Humanities West presents Rockin’ the Sonata, a special “informance” in our occasional series on the Arts and Humanities in a Material World. Expanding the title of Martin Scorsese’s documentary about George Harrison, Humanities West once again ponders how we can best go about Living in the Material World. The runaway success of material culture in the last two centuries has long overshadowed the pursuit of those subtler forms of happiness that are conveniently grouped as the Humanities and the Arts. How can we live rich lives in the arts while pursuing successful careers devoted to the ever more clever production of material comfort and pleasure? Humanities West board members George Hammond and Patricia Lundberg illustrate how by presenting the Saint Michael Trio, featuring Daniel Sher (violin), Michel Flexer (cello), and Russell Hancock (piano)—three men who can do exactly that—thrive in entrepreneurial careers AND Rock the Sonata.

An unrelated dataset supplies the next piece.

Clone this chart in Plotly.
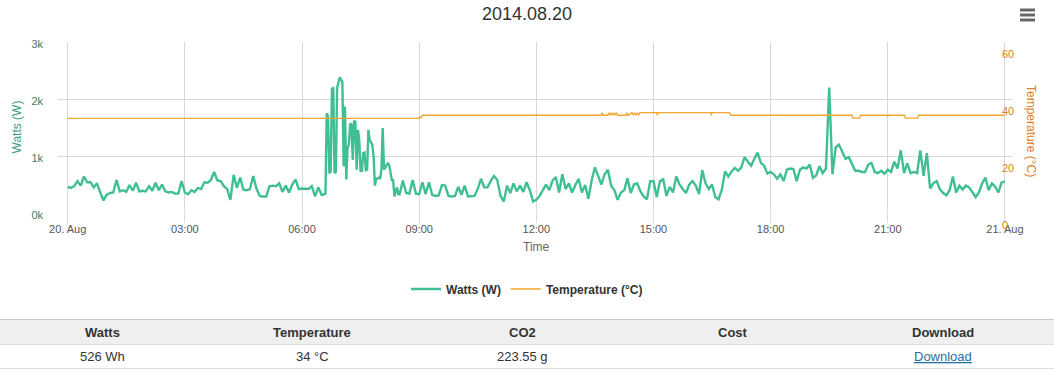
import pandas as pd
import plotly.graph_objects as go

W, H = 1054, 370
DAY = "2014-08-20"

# ---------------- data ----------------
# Watts, 00:00 - 06:25, one value every 5 minutes
watts_night = [
    460, 440, 470, 560, 480, 640, 540, 540, 450, 520, 360, 220,
    320, 350, 360, 580, 380, 400, 370, 490, 390, 530, 380, 390,
    380, 470, 390, 530, 400, 500, 380, 360, 370, 340, 340, 560,
    360, 330, 400, 370, 440, 420, 540, 530, 580, 720, 570, 560,
    470, 420, 230, 670, 440, 620, 410, 400, 420, 650, 430, 300,
    290, 290, 470, 480, 470, 520, 370, 480, 360, 500, 590, 420,
    430, 420, 420, 470, 290, 450,
]
# Watts, 06:30 - 08:28, one value every 2 minutes
watts_peak = [
    320, 320, 330, 340, 1750, 1700, 700, 720, 2180, 2190,
    700, 720, 2200, 2280, 2380, 2340, 2300, 820, 1870, 590,
    1150, 1200, 1570, 1550, 930, 1620, 1600, 760, 1460, 1280,
    740, 740, 1050, 1060, 750, 760, 1460, 1280, 1250, 1200,
    1000, 480, 600, 600, 620, 600, 760, 1490, 760, 800,
    850, 880, 840, 680, 580, 580, 290, 380, 450, 330,
]
# Watts, 08:30 - 17:55, one value every 5 minutes
watts_day = [
    330, 570, 350, 340, 580, 340,
    330, 540, 330, 540, 320, 300, 310, 490, 480, 300, 290, 300,
    460, 320, 480, 290, 290, 300, 420, 600, 450, 450, 560, 650,
    580, 300, 200, 480, 350, 520, 380, 480, 370, 540, 400, 200,
    230, 300, 400, 500, 400, 570, 630, 360, 680, 420, 520, 360,
    490, 600, 360, 490, 250, 570, 800, 650, 500, 680, 760, 480,
    400, 230, 360, 400, 610, 350, 500, 520, 380, 290, 240, 560,
    560, 280, 560, 590, 300, 460, 360, 640, 500, 420, 350, 500,
    560, 480, 330, 750, 520, 420, 500, 280, 240, 410, 730, 640,
    730, 790, 740, 800, 980, 900, 830, 950, 1060, 880, 830, 690,
]
# Watts, 18:00 - 24:00, one value every 5 minutes
watts_evening = [
    720, 680, 600, 680, 560, 760, 780, 770, 560, 760, 800, 780,
    850, 620, 660, 820, 700, 780, 2200, 680, 1150, 1200, 1080, 950,
    980, 850, 740, 740, 720, 720, 850, 880, 720, 700, 740, 690,
    760, 720, 900, 780, 1100, 700, 870, 700, 720, 700, 1100, 650,
    1050, 430, 520, 560, 420, 350, 310, 400, 640, 360, 480, 410,
    480, 450, 360, 280, 360, 520, 620, 400, 520, 460, 360, 540, 550,
]

# Temperature (°C) readings
temp_times = [
    "00:00", "09:00", "09:01", "09:03", "09:05",
    "13:40", "13:41", "13:43",
    "13:50", "13:51", "13:53", "13:55", "13:57", "13:59", "14:01", "14:03", "14:05",
    "14:18", "14:19", "14:21", "14:27", "14:29", "14:31", "14:33", "14:35", "14:37", "14:39",
    "15:05", "15:06", "15:07",
    "16:28", "16:29", "16:30",
    "16:57", "16:59",
    "20:05", "20:06", "20:17", "20:18",
    "20:59", "21:00", "21:01",
    "21:26", "21:27", "21:46", "21:47",
    "24:00",
]
temp_values = [
    33.2, 33.2, 33.7, 33.4, 34.3,
    34.3, 35.2, 34.3,
    34.3, 35.2, 34.3, 35.2, 34.3, 35.2, 34.3, 35.2, 34.3,
    34.3, 35.2, 34.3, 35.2, 34.3, 35.2, 34.3, 35.2, 34.3, 35.2,
    35.2, 34.3, 35.2,
    35.2, 34.3, 35.2,
    35.2, 34.3,
    34.3, 33.3, 33.3, 34.3,
    34.3, 33.8, 34.3,
    34.3, 33.3, 33.3, 34.3,
    34.3,
]

x_tick_hours = [0, 3, 6, 9, 12, 15, 18, 21, 24]
x_tick_labels = ["20. Aug", "03:00", "06:00", "09:00", "12:00", "15:00", "18:00", "21:00", "21. Aug"]
watts_ticks = [0, 1000, 2000, 3000]
watts_tick_labels = ["0k", "1k", "2k", "3k"]
temp_ticks = [0, 20, 40, 60]

table_headers = ["Watts", "Temperature", "CO2", "Cost", "Download"]
table_values = ["526 Wh", "34 °C", "223.55 g", "", "Download"]

# ---------------- helpers ----------------
base = pd.Timestamp(DAY)


def at(hhmm):
    h, m = hhmm.split(":")
    return base + pd.Timedelta(hours=int(h), minutes=int(m))


t_watts = (
    list(pd.date_range(at("00:00"), periods=len(watts_night), freq="5min"))
    + list(pd.date_range(at("06:30"), periods=len(watts_peak), freq="2min"))
    + list(pd.date_range(at("08:30"), periods=len(watts_day), freq="5min"))
    + list(pd.date_range(at("18:00"), periods=len(watts_evening), freq="5min"))
)
watts = watts_night + watts_peak + watts_day + watts_evening
t_temp = [at(t) for t in temp_times]
tickvals_x = [base + pd.Timedelta(hours=h) for h in x_tick_hours]


def px(x):
    return x / W


def py(y):
    return 1 - y / H


PL, PR, PT, PB = 58, 1013, 42, 213  # plot area in pixels

FONT = "Liberation Sans, Arial, sans-serif"
TEAL = "#3fbf93"
ORANGE = "#f2a631"
GRID = "#d9d9d9"

fig = go.Figure()
fig.add_trace(go.Scatter(
    x=t_watts, y=watts, name="Watts (W)", mode="lines",
    line=dict(color=TEAL, width=2.4), yaxis="y",
))
fig.add_trace(go.Scatter(
    x=t_temp, y=temp_values, name="Temperature (°C)", mode="lines",
    line=dict(color=ORANGE, width=1.3), yaxis="y2",
))

x_start = base - pd.Timedelta(minutes=14.9)
x_end = base + pd.Timedelta(hours=24, minutes=12.4)

annotations = [
    dict(text="Watts (W)", x=px(17), y=py(127.5), textangle=-90,
         font=dict(size=12, color="#3aa07f")),
    dict(text="Temperature (°C)", x=px(1031), y=py(131), textangle=90,
         font=dict(size=12, color="#e0801f")),
    dict(text="Time", x=px(536), y=py(247), font=dict(size=12, color="#666666")),
]

shapes = []
# hamburger menu icon
for yy in (10, 15, 20):
    shapes.append(dict(type="line", xref="paper", yref="paper",
                       x0=px(1020), x1=px(1035), y0=py(yy), y1=py(yy),
                       line=dict(color="#666666", width=3)))

# table
shapes.append(dict(type="rect", xref="paper", yref="paper",
                   x0=0, x1=1, y0=py(344.5), y1=py(319.5),
                   fillcolor="#efefef", line=dict(width=0), layer="below"))
for yy, col in ((319.5, "#c8c8c8"), (344.5, "#dddddd"), (368.5, "#dddddd")):
    shapes.append(dict(type="line", xref="paper", yref="paper",
                       x0=0, x1=1, y0=py(yy), y1=py(yy),
                       line=dict(color=col, width=1)))
for i, (hdr, val) in enumerate(zip(table_headers, table_values)):
    cx = 102 + 210.25 * i
    annotations.append(dict(text=f"<b>{hdr}</b>", x=px(cx), y=py(332),
                            font=dict(size=13, color="#333333")))
    if val:
        if hdr == "Download":
            annotations.append(dict(text=f"<u>{val}</u>", x=px(cx), y=py(356),
                                    font=dict(size=13, color="#2a6ea6")))
        else:
            annotations.append(dict(text=val, x=px(cx), y=py(356),
                                    font=dict(size=13, color="#333333")))

for a in annotations:
    a.update(xref="paper", yref="paper", showarrow=False,
             xanchor="center", yanchor="middle")

fig.update_layout(
    template="none",
    width=W, height=H, autosize=False,
    margin=dict(l=0, r=0, t=0, b=0, pad=0, autoexpand=False),
    paper_bgcolor="white", plot_bgcolor="white",
    font=dict(family=FONT, color="#333333"),
    title=dict(text="2014.08.20", x=0.5, xanchor="center", y=py(14), yanchor="middle",
               xref="paper", yref="paper", font=dict(size=18, color="#333333")),
    xaxis=dict(
        domain=[px(PL), px(PR)], type="date", range=[x_start, x_end],
        tickvals=tickvals_x, ticktext=x_tick_labels,
        showgrid=True, gridcolor=GRID, gridwidth=1,
        ticks="outside", ticklen=9, tickcolor=GRID, tickwidth=1,
        showline=False, zeroline=False, automargin=False,
        ticklabelstandoff=-3,
        tickfont=dict(size=11, color="#555555"),
    ),
    yaxis=dict(
        domain=[py(PB), py(PT)], range=[0, 3000],
        tickvals=watts_ticks, ticktext=watts_tick_labels,
        showgrid=True, gridcolor=GRID, gridwidth=1,
        zeroline=False, showline=False, ticks="", automargin=False,
        ticklabelstandoff=14, ticklabelshift=2,
        tickfont=dict(size=11, color="#3b7a68"),
    ),
    yaxis2=dict(
        overlaying="y", side="right", range=[0, 60],
        tickvals=temp_ticks, showgrid=False, zeroline=False, showline=False,
        ticks="", ticklabelposition="outside", ticklabelstandoff=-12,
        ticklabelshift=12, automargin=False,
        tickfont=dict(size=11, color="#e0801f"),
    ),
    legend=dict(
        orientation="h", x=0.5, xanchor="center", y=py(289), yanchor="middle",
        font=dict(size=12, color="#333333", weight="bold"),
        bgcolor="rgba(0,0,0,0)",
    ),
    annotations=annotations,
    shapes=shapes,
)

fig.write_html(
    "out.html",
    config={"displayModeBar": False},
    post_script="document.body.style.margin='0px';document.body.style.overflow='hidden';",
)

Are you free for dinner or lunch?

Our presenters are fun and engaging meal companions. If you are a donor and would like to join us for dinner on Friday evening or lunch on Saturday afternoon during the programs, please download the reservation form (pdf document) and send it to:
City Box Office
180 Redwood Street
#100
San Francisco, CA 94102
or purchase tickets online by visiting the CBO website.

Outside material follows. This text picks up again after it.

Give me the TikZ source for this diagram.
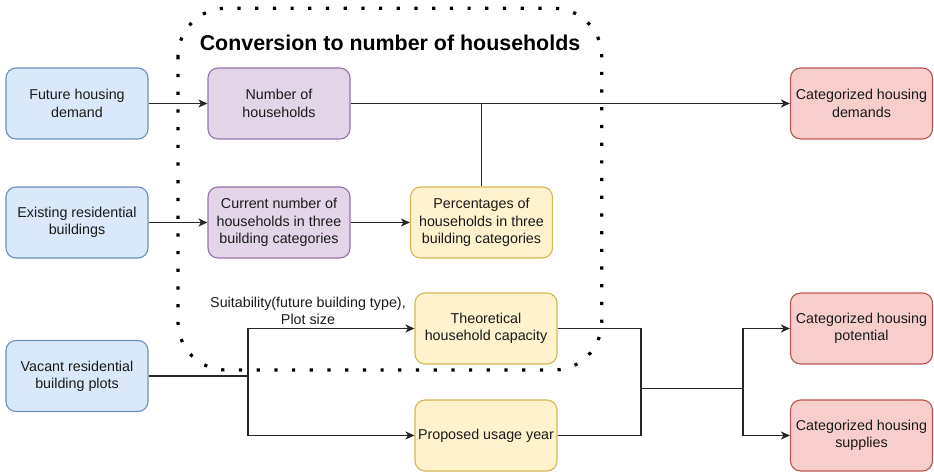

Download the Saint Michael Trio postcard (pdf document)

Read what The Examiner has to say about this program

Friday, September 19, 2014 7:30pm

The InformanceBoth Franz Joseph Haydn (1732-1809) and Paul Schoenfield (1947- ) are highly formal in their structure, employing the sonata form. Both present their ideas in three movements, following an arc that moves from spritely to introspective to exuberant. Yet Franz Joseph Haydn composed sonatas at the dawn of Europe’s classical period and embodied the formalism of the 18th-century Enlightenment, while Detroit native Paul Schoenfield’s “Cafe Music” (1987) both anticipates and expresses the whimsy and energy of a 21st-century urban metropolis. Daniel Cher (violin), Michel Flexer (cello), and Russell Hancock (piano)–The Saint Michael Trio–demonstrate with passion, wit, and their own virtuosity how two utterly different composers use the same tools to express the sentiment of their age.

There will be one intermission. Afterwards, meet the performers in the theatre lobby.

About the Performers

Established in 2007, the Saint Michael Trio is hailed as Silicon Valley’s update to the staid world of classical music. Rising quickly to prominence, the artists (Daniel Cher, Russell Hancock, Michel Flexer) earn acclaim for making their concerts interesting, accessible, and oftentimes funny. In addition to the classical masterworks, they perform jazz and even rock tunes, and their hallmark is mixing all of it in the same concert. In 2008 Saint Mike was named artists-in-residence at Menlo College, where they quickly outgrew the auditorium and established a rabid fan base. In 2010 they became affiliated artists at Notre Dame de Namur University and were installed as anchors in the Villa Chamber Series at Montalvo Arts Center. In 2012 they began a partnership with Stanford University, appearing to sold-out crowds at Dinkelspiel Auditorium where they deliver their trademark “informances” exploring classical composers in depth. The group has become the subject of considerable notoriety because all three artists maintain thriving careers in the private sector:

• Violinist DANIEL CHER won the undergraduate music prize at Stanford University and his concerto appearances include the Orchestra New England and the New Haven Symphony. A medical doctor, he designs and implements clinical trials for Bay Area medical device companies.

• Cellist MICHEL FLEXER performed throughout his youth with the Palo Alto Chamber Orchestra; while a student at Harvard he studied with Bernard Greenhouse at the New England Conservatory. A software engineer and a serial entrepreneur, he has worked most recently with C3, Gain Technologies and Siebel Systems.

• Pianist RUSSELL HANCOCK has appeared as concerto soloist with symphonies throughout the United States and his worldwide appearances include recitals from Taipei to Tapachula, Mexico. A member of the public policy faculty at Stanford, by day he is President & CEO of Joint Venture Silicon Valley.